• **Description of the task**
Repeat only the lines below that run from the line with "Convert this chart to matplotlib code." to the line with "plt.rcParams['font.family'] = ['Liberation", ends included; skip every picture.

Records from a data source
* begin *
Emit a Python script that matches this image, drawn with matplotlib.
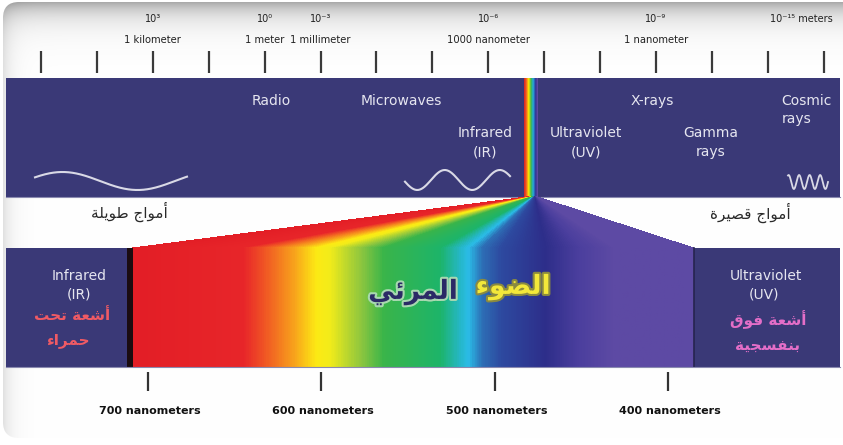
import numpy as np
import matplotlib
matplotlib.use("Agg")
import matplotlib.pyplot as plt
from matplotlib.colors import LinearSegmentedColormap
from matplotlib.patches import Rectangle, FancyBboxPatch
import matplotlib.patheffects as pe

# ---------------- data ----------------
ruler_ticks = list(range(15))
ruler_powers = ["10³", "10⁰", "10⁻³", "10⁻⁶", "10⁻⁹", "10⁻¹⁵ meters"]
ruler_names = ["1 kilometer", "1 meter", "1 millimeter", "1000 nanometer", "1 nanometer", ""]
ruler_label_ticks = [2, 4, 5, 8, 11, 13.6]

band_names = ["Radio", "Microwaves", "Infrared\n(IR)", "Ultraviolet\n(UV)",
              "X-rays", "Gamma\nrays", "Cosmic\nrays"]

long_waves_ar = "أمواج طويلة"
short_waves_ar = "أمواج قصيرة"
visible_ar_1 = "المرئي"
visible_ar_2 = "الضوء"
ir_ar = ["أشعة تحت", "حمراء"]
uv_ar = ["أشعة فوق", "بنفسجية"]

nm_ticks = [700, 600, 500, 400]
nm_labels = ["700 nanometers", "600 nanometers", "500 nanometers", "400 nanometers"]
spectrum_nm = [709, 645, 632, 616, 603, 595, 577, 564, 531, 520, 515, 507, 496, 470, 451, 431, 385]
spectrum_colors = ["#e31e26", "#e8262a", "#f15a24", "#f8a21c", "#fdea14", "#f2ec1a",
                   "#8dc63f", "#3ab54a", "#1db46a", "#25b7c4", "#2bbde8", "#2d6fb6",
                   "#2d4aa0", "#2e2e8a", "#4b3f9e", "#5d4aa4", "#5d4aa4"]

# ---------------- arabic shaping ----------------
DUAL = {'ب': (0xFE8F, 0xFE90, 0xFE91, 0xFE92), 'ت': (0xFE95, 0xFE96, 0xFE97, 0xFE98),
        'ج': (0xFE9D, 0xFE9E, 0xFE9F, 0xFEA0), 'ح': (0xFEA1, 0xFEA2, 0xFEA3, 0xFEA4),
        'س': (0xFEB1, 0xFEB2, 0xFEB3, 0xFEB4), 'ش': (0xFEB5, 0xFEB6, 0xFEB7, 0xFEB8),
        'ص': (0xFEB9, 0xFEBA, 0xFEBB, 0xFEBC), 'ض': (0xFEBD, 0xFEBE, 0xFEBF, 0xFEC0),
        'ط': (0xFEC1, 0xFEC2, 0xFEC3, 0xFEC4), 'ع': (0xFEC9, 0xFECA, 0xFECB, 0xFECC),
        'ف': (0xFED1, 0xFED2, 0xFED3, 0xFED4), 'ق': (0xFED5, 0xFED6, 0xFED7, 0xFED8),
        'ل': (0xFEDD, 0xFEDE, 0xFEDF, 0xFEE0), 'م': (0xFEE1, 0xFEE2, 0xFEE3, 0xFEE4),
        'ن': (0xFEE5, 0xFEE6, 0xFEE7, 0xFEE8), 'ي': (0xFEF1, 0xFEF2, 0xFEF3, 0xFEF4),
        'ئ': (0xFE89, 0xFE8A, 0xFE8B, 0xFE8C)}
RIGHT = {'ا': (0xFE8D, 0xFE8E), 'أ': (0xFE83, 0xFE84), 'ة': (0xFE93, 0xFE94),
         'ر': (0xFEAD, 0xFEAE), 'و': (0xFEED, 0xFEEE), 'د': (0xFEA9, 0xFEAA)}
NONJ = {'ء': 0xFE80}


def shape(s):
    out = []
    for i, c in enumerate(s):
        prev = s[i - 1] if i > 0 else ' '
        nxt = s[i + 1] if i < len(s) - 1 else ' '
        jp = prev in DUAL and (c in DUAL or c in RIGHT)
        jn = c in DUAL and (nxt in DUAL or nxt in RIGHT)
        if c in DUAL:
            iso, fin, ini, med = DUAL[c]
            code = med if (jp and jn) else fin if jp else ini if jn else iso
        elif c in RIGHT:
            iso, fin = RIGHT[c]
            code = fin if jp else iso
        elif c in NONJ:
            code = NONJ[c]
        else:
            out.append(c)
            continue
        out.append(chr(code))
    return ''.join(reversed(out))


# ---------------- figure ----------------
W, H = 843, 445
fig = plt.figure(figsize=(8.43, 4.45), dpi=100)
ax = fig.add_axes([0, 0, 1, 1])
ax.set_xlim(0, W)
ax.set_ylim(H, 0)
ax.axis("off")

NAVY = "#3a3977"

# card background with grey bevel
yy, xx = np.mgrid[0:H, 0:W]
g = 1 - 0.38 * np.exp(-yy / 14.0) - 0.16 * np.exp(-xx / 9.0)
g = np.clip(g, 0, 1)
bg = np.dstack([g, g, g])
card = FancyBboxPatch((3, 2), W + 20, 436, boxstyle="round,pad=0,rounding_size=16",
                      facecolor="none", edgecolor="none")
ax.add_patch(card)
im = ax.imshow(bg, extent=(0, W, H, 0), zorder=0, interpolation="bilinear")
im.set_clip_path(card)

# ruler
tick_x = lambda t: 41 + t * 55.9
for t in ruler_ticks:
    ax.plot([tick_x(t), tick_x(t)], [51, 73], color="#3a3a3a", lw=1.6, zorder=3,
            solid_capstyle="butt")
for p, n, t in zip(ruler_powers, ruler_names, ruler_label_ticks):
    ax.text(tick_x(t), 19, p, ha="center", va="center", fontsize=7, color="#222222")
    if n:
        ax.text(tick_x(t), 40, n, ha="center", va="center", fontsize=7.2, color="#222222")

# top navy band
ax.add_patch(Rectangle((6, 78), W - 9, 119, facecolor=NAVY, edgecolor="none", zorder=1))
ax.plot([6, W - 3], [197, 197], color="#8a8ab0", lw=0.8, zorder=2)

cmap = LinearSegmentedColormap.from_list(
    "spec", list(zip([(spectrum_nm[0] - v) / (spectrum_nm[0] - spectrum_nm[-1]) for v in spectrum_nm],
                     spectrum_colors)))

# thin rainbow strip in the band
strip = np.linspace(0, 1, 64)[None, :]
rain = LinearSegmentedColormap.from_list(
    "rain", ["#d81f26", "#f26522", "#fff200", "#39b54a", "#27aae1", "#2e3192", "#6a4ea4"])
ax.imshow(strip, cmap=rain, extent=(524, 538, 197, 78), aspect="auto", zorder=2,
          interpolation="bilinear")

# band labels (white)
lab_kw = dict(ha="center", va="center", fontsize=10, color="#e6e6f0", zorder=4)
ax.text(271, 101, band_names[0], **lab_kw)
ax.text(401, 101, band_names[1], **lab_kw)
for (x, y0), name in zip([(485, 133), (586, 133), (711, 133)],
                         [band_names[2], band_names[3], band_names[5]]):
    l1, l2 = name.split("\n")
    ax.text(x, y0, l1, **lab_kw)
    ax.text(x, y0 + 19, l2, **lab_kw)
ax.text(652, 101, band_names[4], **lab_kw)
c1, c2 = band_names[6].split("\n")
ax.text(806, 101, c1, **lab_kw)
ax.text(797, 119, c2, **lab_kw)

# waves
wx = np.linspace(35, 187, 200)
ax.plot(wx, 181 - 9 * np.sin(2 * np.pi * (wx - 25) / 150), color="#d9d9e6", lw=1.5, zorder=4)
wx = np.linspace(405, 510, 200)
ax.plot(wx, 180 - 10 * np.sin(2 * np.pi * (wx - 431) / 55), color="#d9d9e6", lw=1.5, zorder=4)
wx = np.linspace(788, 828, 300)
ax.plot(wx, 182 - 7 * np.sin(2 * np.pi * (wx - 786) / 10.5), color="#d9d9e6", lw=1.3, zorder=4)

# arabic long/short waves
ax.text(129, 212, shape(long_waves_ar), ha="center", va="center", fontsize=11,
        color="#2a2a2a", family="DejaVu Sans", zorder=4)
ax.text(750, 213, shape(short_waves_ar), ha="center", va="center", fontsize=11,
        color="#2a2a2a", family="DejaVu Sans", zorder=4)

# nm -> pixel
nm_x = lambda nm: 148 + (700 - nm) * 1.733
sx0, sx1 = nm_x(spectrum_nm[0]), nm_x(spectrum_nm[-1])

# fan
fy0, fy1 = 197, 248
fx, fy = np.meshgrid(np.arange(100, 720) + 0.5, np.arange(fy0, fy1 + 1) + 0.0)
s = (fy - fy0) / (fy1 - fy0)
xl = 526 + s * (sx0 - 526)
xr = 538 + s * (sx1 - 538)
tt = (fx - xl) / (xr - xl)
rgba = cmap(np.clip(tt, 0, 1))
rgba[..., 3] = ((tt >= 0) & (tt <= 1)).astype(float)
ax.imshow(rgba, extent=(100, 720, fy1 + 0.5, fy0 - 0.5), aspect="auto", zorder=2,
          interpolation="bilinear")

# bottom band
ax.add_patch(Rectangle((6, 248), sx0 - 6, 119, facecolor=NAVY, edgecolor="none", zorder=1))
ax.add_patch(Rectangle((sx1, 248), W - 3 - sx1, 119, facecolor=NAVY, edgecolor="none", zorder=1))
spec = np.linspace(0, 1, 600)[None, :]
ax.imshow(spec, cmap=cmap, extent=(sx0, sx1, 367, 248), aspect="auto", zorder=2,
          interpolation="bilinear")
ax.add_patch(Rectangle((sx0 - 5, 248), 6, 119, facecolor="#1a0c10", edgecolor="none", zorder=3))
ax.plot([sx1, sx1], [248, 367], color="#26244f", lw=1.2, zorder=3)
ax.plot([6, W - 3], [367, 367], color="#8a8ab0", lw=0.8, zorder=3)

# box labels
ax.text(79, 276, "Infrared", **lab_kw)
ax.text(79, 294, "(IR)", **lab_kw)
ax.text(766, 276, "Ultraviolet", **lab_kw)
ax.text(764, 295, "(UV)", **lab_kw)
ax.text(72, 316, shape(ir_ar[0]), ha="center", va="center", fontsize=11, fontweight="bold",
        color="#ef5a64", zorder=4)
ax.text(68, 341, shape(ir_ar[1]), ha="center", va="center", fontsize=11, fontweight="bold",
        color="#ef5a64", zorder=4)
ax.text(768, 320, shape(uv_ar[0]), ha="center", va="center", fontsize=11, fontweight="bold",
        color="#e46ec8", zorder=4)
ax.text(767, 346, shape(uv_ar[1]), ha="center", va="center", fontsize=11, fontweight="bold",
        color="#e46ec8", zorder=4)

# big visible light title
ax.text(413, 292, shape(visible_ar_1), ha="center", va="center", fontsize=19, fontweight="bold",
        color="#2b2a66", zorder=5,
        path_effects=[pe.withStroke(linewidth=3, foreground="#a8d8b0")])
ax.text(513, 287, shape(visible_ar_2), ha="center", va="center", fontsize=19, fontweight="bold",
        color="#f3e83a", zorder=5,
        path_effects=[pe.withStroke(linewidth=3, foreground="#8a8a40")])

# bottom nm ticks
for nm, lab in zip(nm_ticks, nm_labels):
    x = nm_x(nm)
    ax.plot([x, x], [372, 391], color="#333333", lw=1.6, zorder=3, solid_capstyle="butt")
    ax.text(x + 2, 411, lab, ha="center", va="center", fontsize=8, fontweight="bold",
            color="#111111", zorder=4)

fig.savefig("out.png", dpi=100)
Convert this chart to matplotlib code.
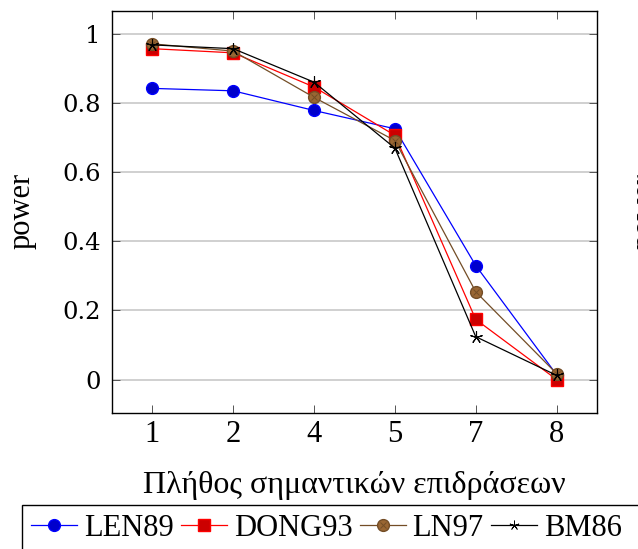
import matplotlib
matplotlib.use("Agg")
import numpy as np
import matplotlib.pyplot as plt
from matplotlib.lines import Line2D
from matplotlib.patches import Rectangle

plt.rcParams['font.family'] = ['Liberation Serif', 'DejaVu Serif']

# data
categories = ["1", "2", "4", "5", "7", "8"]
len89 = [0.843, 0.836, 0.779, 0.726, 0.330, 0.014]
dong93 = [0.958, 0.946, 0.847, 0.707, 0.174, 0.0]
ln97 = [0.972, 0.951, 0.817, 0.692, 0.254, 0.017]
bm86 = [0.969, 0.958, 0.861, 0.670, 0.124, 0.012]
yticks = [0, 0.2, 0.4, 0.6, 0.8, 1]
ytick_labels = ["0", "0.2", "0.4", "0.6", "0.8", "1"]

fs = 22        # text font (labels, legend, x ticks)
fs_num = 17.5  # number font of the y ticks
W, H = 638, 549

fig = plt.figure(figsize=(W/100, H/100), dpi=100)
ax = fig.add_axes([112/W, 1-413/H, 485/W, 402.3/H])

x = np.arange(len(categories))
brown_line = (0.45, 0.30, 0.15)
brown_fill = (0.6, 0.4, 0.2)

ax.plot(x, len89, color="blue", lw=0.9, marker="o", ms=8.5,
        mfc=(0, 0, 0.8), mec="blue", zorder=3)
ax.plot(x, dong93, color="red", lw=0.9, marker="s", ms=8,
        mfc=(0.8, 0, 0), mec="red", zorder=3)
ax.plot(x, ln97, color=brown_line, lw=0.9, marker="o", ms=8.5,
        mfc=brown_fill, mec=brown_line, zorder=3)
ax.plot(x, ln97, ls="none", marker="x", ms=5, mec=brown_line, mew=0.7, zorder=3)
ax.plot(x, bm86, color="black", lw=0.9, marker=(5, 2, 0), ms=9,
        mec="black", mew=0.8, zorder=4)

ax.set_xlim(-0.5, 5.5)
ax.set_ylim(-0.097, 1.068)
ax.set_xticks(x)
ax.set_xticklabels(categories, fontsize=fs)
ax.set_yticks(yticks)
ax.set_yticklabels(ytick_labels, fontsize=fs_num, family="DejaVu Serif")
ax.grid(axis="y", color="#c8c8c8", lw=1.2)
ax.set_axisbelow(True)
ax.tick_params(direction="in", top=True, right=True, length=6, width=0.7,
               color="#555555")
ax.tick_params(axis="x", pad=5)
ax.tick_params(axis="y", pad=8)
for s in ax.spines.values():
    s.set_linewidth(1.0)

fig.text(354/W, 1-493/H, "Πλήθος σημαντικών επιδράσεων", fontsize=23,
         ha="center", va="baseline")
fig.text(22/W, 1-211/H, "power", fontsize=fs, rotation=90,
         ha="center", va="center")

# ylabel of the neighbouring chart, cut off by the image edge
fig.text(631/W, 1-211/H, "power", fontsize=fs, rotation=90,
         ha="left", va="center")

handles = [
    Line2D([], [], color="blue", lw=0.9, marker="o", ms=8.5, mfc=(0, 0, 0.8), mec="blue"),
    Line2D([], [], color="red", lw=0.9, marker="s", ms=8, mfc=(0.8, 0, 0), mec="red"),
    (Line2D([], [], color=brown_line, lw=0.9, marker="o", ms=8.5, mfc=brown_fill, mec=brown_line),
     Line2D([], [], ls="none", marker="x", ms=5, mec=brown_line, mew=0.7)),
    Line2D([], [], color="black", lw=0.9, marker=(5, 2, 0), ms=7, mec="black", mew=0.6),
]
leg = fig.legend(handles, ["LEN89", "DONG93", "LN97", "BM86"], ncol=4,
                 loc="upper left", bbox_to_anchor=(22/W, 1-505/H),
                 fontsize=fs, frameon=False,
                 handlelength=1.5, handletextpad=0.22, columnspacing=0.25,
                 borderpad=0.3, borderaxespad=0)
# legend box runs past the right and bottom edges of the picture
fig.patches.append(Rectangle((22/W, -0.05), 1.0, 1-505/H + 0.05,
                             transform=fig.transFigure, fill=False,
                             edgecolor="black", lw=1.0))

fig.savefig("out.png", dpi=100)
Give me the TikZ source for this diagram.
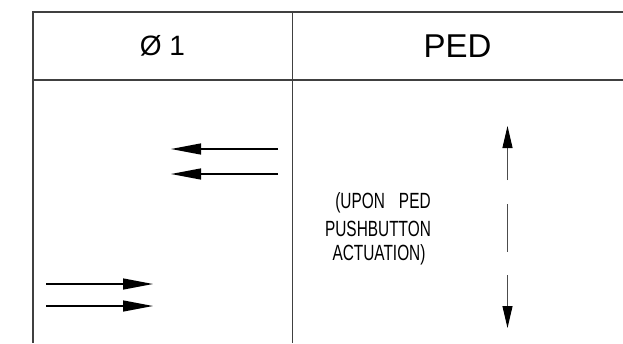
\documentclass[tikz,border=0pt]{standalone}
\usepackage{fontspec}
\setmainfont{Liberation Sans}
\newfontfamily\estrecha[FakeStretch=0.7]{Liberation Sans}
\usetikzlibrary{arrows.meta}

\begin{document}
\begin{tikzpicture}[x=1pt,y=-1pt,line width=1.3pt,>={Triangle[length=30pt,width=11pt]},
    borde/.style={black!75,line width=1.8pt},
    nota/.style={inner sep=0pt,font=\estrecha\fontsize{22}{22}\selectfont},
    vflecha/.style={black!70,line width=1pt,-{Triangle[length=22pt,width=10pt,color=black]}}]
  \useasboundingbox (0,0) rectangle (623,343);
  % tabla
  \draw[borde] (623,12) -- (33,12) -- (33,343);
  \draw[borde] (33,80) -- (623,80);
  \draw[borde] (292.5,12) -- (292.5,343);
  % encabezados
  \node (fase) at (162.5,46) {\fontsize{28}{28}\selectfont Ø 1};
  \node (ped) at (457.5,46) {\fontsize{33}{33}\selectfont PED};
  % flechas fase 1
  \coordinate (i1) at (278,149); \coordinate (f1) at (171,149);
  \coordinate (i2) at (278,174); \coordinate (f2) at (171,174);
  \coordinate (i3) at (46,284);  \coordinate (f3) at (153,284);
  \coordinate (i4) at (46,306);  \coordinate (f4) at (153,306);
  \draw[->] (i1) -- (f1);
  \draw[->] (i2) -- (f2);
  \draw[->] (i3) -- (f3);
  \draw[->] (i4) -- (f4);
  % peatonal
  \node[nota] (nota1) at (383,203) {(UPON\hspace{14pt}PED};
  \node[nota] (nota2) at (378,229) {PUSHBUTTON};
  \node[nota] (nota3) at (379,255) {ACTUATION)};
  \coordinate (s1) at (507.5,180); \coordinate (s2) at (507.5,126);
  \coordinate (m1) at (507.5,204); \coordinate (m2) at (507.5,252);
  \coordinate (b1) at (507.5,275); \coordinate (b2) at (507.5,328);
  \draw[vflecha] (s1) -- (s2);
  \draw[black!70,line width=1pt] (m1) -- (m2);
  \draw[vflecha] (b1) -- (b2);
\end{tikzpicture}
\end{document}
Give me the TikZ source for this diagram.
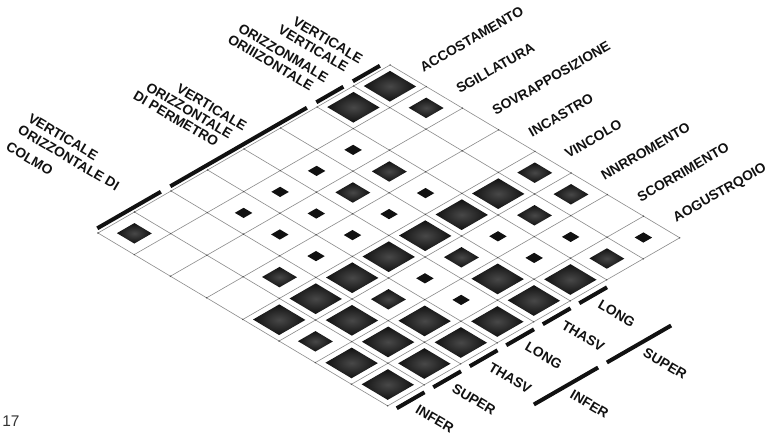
* end *
• **Full solution**
Convert this chart to matplotlib code.
import matplotlib
matplotlib.use("Agg")
import numpy as np
import matplotlib.pyplot as plt
from matplotlib.lines import Line2D
from matplotlib.patches import Rectangle

plt.rcParams['font.family'] = ['Liberation Serif', 'DejaVu Serif']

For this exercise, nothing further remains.